[START SUPPLIED DATA]
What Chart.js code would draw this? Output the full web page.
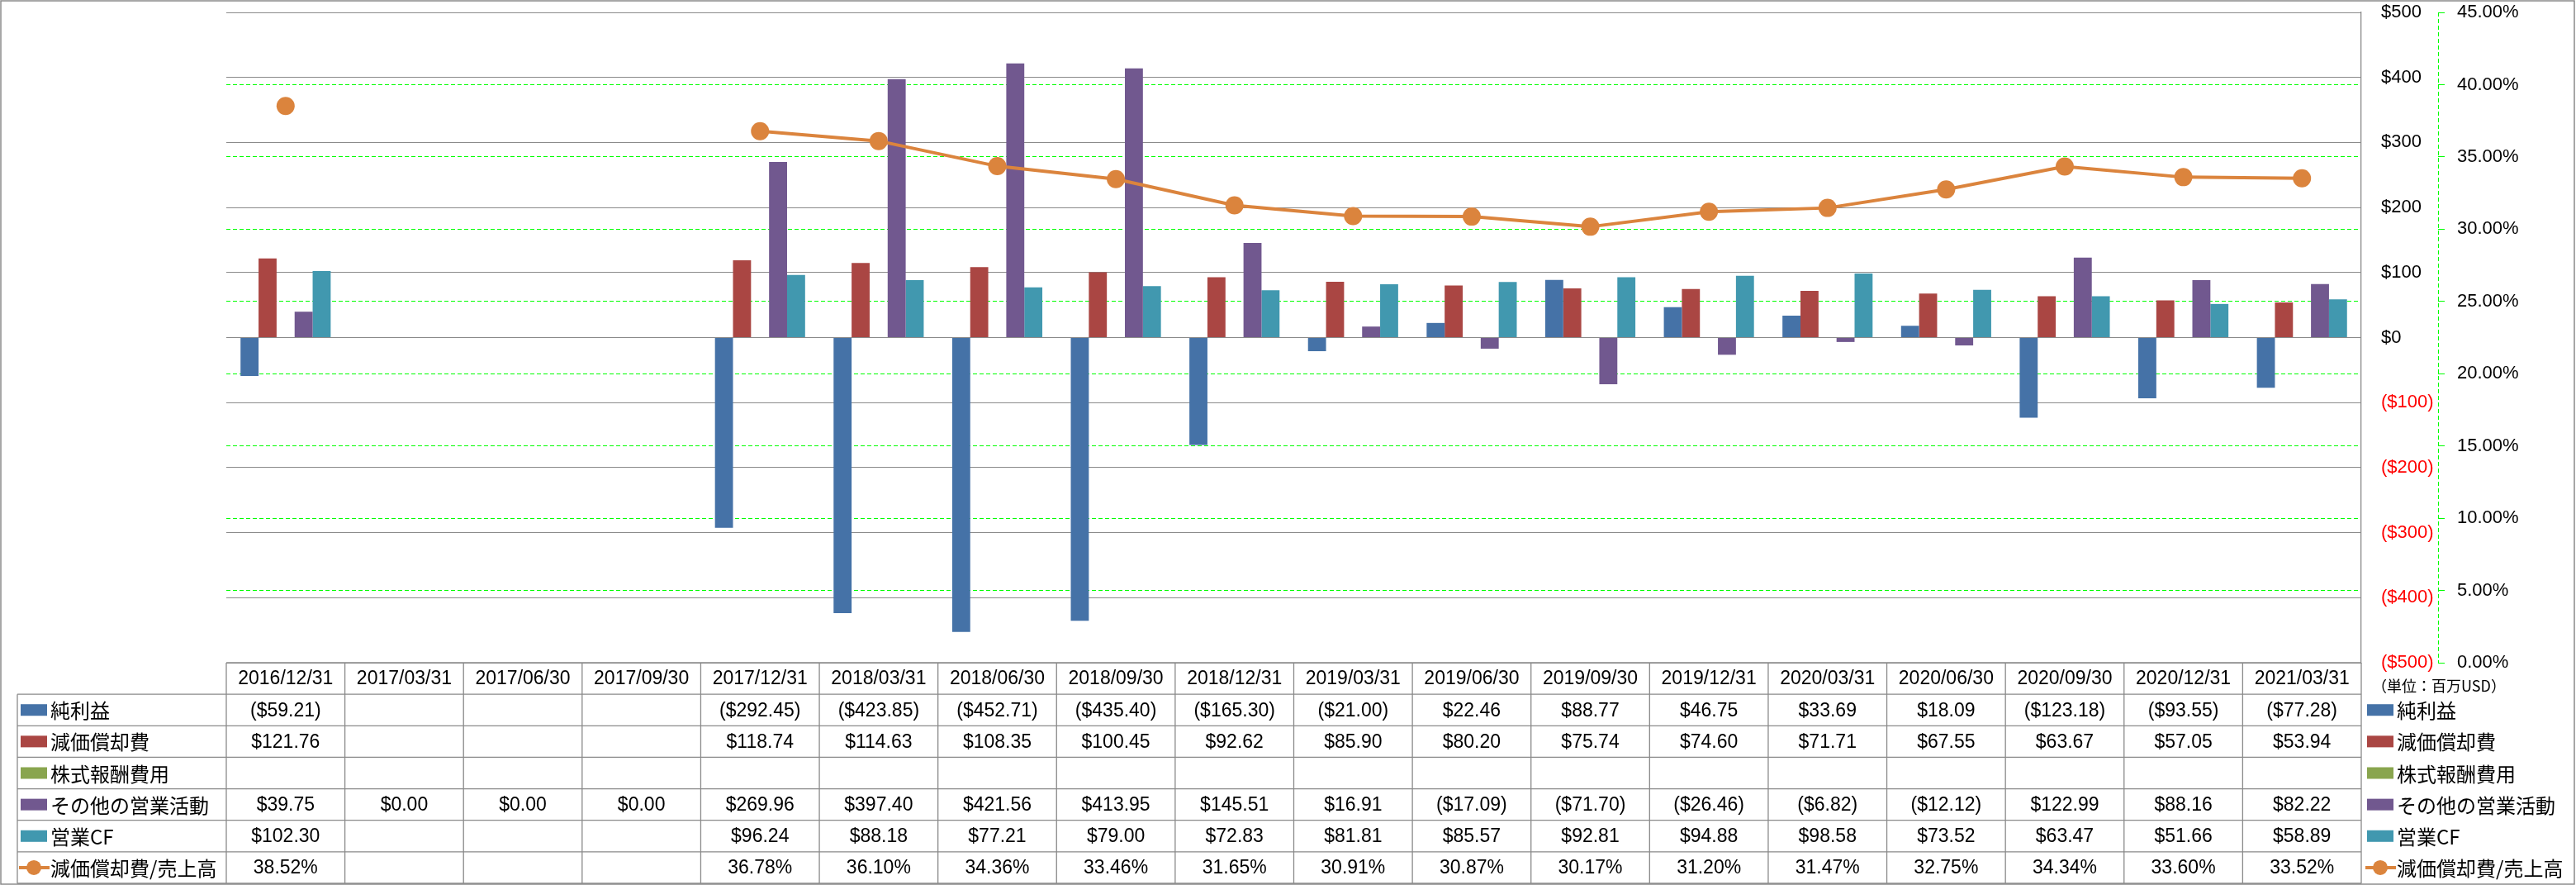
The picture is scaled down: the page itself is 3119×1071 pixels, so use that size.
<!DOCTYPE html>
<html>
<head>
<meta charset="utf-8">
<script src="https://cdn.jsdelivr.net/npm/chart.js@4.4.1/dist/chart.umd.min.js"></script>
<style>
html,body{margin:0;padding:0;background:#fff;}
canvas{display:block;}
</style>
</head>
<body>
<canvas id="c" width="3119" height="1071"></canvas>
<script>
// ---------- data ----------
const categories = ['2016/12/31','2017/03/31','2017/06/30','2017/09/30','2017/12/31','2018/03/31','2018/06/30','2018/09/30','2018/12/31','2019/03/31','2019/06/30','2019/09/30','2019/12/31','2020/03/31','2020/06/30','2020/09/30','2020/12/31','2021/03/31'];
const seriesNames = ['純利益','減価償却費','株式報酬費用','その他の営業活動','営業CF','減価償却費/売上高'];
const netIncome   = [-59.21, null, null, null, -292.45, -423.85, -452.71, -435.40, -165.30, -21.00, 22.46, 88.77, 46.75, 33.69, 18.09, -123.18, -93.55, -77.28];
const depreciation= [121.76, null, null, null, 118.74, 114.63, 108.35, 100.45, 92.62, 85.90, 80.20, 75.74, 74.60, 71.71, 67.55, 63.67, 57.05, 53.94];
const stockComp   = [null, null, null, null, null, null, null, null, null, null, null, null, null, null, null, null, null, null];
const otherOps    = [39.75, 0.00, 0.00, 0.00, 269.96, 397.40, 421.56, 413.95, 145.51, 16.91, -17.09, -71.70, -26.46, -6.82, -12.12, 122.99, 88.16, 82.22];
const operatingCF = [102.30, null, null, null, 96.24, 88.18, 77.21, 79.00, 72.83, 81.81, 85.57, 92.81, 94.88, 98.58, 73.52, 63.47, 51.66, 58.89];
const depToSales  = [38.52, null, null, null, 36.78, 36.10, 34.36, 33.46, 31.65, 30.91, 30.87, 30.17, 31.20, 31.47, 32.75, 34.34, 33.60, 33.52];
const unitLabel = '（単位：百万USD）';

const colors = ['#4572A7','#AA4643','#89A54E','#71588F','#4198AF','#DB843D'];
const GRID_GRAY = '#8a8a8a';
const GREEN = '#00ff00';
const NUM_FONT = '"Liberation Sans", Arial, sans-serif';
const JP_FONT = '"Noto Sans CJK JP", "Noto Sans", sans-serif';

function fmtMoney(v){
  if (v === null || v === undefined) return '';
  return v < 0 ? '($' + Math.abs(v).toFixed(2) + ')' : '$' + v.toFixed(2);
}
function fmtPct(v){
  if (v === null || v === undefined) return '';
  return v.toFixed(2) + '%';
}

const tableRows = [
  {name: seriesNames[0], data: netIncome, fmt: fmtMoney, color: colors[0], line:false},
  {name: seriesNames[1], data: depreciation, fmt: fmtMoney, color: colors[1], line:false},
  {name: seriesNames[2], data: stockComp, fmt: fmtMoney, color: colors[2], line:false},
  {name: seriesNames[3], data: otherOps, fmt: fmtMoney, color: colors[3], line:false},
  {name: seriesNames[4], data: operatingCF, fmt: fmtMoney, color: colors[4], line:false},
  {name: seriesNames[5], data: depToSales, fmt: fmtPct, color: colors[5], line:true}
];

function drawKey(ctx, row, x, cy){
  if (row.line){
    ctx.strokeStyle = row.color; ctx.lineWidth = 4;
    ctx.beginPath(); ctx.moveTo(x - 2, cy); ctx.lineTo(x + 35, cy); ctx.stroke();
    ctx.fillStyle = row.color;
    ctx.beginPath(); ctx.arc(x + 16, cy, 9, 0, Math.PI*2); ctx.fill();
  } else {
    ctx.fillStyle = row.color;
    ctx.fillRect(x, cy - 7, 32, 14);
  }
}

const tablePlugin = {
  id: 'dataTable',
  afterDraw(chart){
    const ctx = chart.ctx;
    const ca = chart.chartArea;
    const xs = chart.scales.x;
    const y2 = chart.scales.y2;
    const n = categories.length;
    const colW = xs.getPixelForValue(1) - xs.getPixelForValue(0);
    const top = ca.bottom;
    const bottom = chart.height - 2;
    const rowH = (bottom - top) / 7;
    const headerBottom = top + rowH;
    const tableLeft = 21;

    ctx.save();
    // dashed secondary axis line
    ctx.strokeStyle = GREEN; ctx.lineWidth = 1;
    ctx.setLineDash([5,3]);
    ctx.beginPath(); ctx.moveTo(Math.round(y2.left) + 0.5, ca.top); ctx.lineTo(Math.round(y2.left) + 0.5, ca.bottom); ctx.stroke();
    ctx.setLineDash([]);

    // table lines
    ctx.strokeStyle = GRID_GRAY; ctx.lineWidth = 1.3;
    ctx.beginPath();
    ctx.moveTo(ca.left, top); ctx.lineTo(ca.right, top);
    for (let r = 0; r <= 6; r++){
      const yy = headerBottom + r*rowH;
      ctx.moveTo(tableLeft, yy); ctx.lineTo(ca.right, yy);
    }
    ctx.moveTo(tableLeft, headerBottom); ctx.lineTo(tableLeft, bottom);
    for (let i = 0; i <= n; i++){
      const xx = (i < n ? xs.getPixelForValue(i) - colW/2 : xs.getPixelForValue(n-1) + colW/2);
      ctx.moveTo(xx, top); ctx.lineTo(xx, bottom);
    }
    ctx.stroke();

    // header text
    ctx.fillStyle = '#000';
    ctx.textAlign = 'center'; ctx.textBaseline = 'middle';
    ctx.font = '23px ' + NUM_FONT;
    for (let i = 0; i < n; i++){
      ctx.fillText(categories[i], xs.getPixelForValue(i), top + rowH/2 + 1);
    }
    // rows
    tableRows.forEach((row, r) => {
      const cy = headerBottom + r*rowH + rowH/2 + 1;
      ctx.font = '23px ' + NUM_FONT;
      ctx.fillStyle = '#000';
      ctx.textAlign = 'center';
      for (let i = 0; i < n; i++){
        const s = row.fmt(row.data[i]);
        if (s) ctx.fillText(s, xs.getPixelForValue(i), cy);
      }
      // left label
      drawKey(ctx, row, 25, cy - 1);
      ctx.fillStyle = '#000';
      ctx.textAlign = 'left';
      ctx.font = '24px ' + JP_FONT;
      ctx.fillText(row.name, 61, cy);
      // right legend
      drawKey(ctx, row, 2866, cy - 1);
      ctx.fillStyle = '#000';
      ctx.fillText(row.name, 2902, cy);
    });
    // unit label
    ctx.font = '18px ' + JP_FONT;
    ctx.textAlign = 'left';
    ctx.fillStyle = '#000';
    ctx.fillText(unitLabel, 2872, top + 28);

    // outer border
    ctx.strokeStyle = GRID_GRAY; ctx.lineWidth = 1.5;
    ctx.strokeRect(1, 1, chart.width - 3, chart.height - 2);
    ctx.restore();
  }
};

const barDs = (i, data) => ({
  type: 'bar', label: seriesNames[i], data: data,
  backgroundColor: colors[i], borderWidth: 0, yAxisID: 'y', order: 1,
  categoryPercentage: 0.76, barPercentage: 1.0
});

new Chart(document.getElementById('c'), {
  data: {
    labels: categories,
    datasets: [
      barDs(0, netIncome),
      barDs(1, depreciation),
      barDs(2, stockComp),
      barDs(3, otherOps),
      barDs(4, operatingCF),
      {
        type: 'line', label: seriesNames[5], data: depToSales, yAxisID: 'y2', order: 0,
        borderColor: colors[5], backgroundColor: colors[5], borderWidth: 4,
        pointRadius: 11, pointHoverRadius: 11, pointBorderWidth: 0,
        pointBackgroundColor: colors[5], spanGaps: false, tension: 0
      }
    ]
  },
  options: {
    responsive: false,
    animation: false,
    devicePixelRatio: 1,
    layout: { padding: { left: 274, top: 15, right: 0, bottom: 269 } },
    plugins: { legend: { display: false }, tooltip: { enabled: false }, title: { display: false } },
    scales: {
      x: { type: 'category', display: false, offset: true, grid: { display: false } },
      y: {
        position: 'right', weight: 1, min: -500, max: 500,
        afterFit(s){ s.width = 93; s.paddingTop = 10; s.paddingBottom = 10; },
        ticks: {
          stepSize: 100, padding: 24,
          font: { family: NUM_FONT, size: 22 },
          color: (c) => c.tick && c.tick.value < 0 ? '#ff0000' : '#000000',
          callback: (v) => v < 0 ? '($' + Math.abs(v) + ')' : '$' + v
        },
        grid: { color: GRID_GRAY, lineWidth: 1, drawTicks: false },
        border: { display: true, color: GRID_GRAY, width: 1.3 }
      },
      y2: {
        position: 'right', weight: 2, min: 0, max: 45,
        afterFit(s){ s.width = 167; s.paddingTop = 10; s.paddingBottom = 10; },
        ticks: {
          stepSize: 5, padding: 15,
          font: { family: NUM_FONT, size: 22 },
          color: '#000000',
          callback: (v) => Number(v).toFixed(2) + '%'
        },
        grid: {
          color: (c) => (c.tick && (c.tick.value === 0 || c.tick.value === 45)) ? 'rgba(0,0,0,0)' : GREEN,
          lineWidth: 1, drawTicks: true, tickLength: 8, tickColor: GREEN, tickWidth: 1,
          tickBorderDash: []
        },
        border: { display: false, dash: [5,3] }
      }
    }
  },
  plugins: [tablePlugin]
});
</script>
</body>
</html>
[END SUPPLIED DATA]
WHAT YOU HAVE TO DO:
Each line holding the word "page" counts once; report the total and nothing else.

OUTPUT BELOW:
2